The most ambitious scenario (1.5°C of warming) still had little influence over ocean warming and thus the collapse of the sheet. Even with mitigation, the researchers believe the ocean will warm at three times the current rate.

“The impact of sea level rise on the coast is not just a slow increase of water lapping at the shore – it increases the frequency of coastal flooding events when storms occur,” says Dr Tom Mortlock, a senior analyst at Aon and adjunct fellow at the University of New South Wales Climate Change Research Centre, who was not involved with the research.

“Coastal engineers use the rule of thumb that every 10cm of sea level rise increases the frequency of a given coastal flood by a factor of three.

“Most of our coastal infrastructure has sea level rise allowances built into the design. However, these will typically include median estimates of sea level rise provided by the IPCC, not much more that 1 m by 2100.

“Extreme rates of sea level rise – triggered by tipping points such as the collapse of the West Antarctic Ice Sheet – are extremely difficult to incorporate into coastal risk management. This is because projections remain highly uncertain, and we have little idea of the probability and timing of this occurring.”

Mortlock points out that this research was done “using only a single model and forcing field”, nevertheless it “highlights the urgency with which we need to better understand these high-magnitude sea level rise scenarios in order to incorporate them into risk-based coastal management”.

“The new results in this paper suggest that the huge changes we’ve seen in the Amundsen Sea region are unlikely to be aberrations – they are glimpses into a future that we can no longer avoid,” says Dr Edward Doddridge, a physical oceanographer with the Australian Antarctic Program Partnership at the Institute for Marine and Antarctic Studies, University of Tasmania, who also wasn’t involved with the research.

“It is confronting to think that 5m of sea level rise is already locked in.

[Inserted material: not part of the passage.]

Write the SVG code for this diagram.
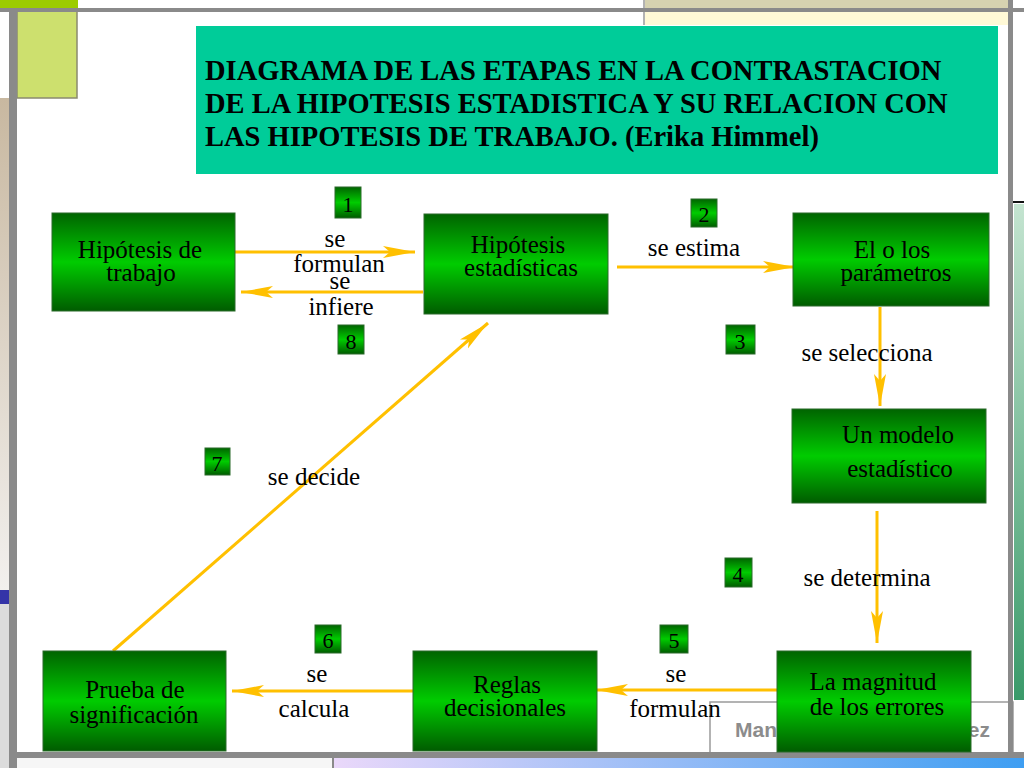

But we should not see this result as a reason to despair, rather as an urgent call to action. Yes, climate change will negatively impact the future, but through our actions right now we can choose how bad it gets.”

Professor Matt King, also at the University of Tasmania, says he would “not rule out the West Antarctic Ice Sheet being saved by rapid climate action despite this study”.

“Even cutting-edge studies like this can’t yet consider all the processes that may be important to the future of the ice sheet,” says King, who wasn’t involved in the research.

“Hundreds of billions of dollars of Australian infrastructure and tens of thousands of homes are vulnerable to even 1m of sea level rise, and that is at play this century. Many of our regional neighbours are even more exposed.

“[…] If we’re all going to adapt to rising sea levels in a sensible way, we have to be able to say more confidently how much and how fast. That will require new knowledge of how Antarctica works that can be rapidly turned into more confident predictions of the future of sea levels.”